Seattle mammoth tusk to be removed, given to Burke Museum

SEATTLE -- The owner of the land where an ice age mammoth tusk was discovered in Seattle has agreed to turn the historical find over Burke Museum paleontologists for examination and preservation, it was announced Thursday.

The tusk -- discovered by construction workers digging in Seattle's downtown South Lake Union area Tuesday -- was to be removed Thursday afternoon and transported to the museum. It was found near Republican Street and Pontius Avenue North.

"When our contractor informed us of this find, our first response was to determine how the community could benefit from this historical find,” said Scott Koppelman, senior vice president of AMLI Residential, the land owner.  “The excavation will cause us some construction delay but the scientific and educational benefits of this discovery clearly outweigh the costs and delay. This is an exciting discovery for our local Northwest history.”

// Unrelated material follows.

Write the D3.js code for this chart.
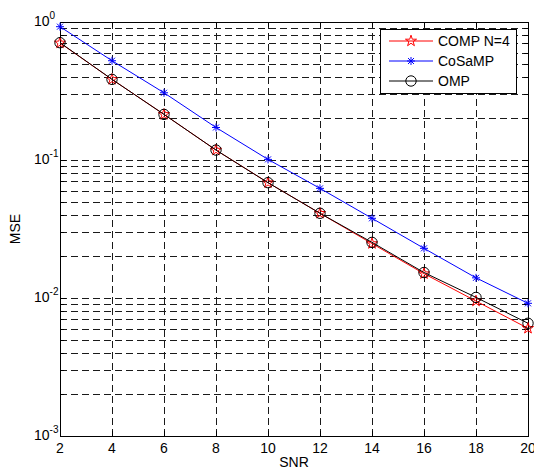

The museum believes the fossil is likely a tusk from a Columbian mammoth (Mammuthus columbi). It appears to be the most intact and largest tusk found in Seattle.

Dr. Christian Sidor, curator of vertebrate paleontology at the Burke Museum, said, "Since the tusk is on private property, it could have ended up in a private collection.  We are very fortunate that AMLI contacted us to remove and care for the tusk.  Their decision to do so provides us and the general public with a great opportunity to learn more about mammoths in this area.”

Sidor said that visible at the construction site is a “marker horizon,” a blue-black layer that has a relatively well-understood age. Because the fossil is located approximately two meters below it, he said, Burke paleontologists estimate that the tusk is at least 16,000 years old, but could be up to 60,000 years old. Carbon dating the specimen would provide a definitive age.